What gross pay means in Canadian payroll, why it matters, and how it differs from net pay and deduction bases.

Gross Pay

Gross pay is the employee’s total earnings for the pay period before source deductions and other payroll deductions are taken out.

It is the starting point for the payroll math that later produces net pay. On a Canadian pay stub, gross pay is the number that tells you what the employee earned before payroll reduces that amount for income tax, CPP, EI, benefits, or other deductions.

Why Gross Pay Matters

Gross pay matters because it anchors almost every other payroll conversation:

  • employees compare it with net pay to understand what was taken off the paycheque
  • payroll staff use it to review whether the run starts from the right earnings total
  • year-to-date earnings and year-end slips depend on pay being recorded properly throughout the year

If gross pay is wrong, the rest of the pay stub will usually be wrong too, even if the deduction logic itself is working.

How It Works In Canada

In Canadian payroll, gross pay can include more than basic salary or wages.
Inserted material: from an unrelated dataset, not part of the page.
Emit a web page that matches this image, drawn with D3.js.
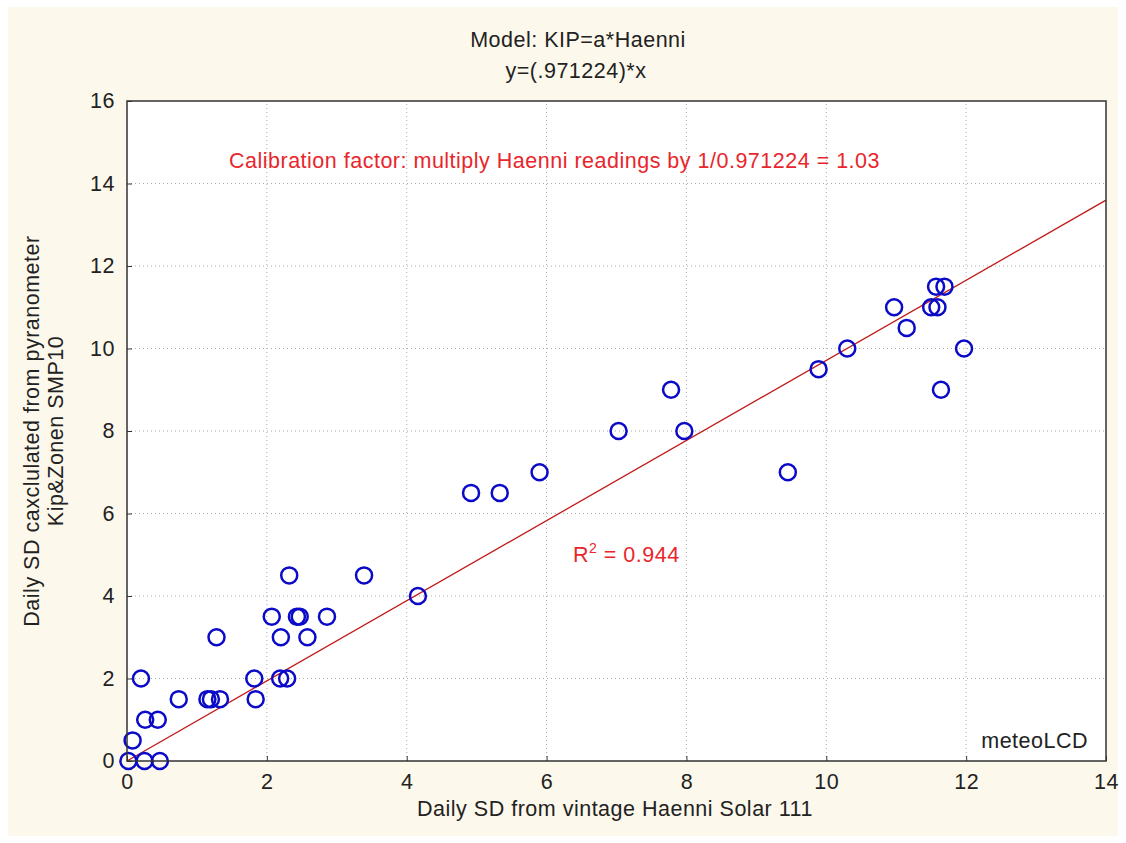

A period’s gross pay may include:

  • regular salary or wages
  • overtime or shift premiums
  • vacation pay
  • taxable allowances or benefits that payroll has to recognize
  • retroactive adjustments or other one-time earnings

After payroll totals those items, it can determine the deductions and contributions that apply. Some later calculations use the full gross-pay amount, while others use narrower bases such as pensionable earnings or insurable earnings. That is one reason gross pay should not be confused with every other payroll figure on the stub.

Example

An employee in Ontario earns:

  • regular wages: $2,000
  • overtime: $180
  • vacation pay: $120

Gross pay for that run is $2,300.

Payroll still has to calculate source deductions and any other deductions after that, but the employee’s gross pay for the period stays $2,300.

Common Misunderstandings

  • Gross pay is not net pay. Net pay is what remains after payroll reductions.
  • Gross pay is not always the same as pensionable or insurable earnings. Payroll sometimes tracks narrower earnings bases for CPP or EI.
  • Gross pay is not just base salary. It can include vacation pay, taxable benefits, or special earnings lines.

Knowledge Check

  1. Is gross pay the amount before or after payroll deductions? It is the amount before deductions.
  2. Can gross pay include vacation pay or another extra earning line? Yes. Gross pay can include multiple kinds of earnings for the period.
  3. Does a correct net pay guarantee that gross pay was correct? No. Payroll should still verify that the earnings side of the calculation was right.

Caveat

Gross pay is a broad payroll concept, but the lines inside it can vary by province, employer policy, collective agreement, and worker type. The important point is that gross pay is the pre-deduction total, not a guarantee that every later payroll base will match it exactly.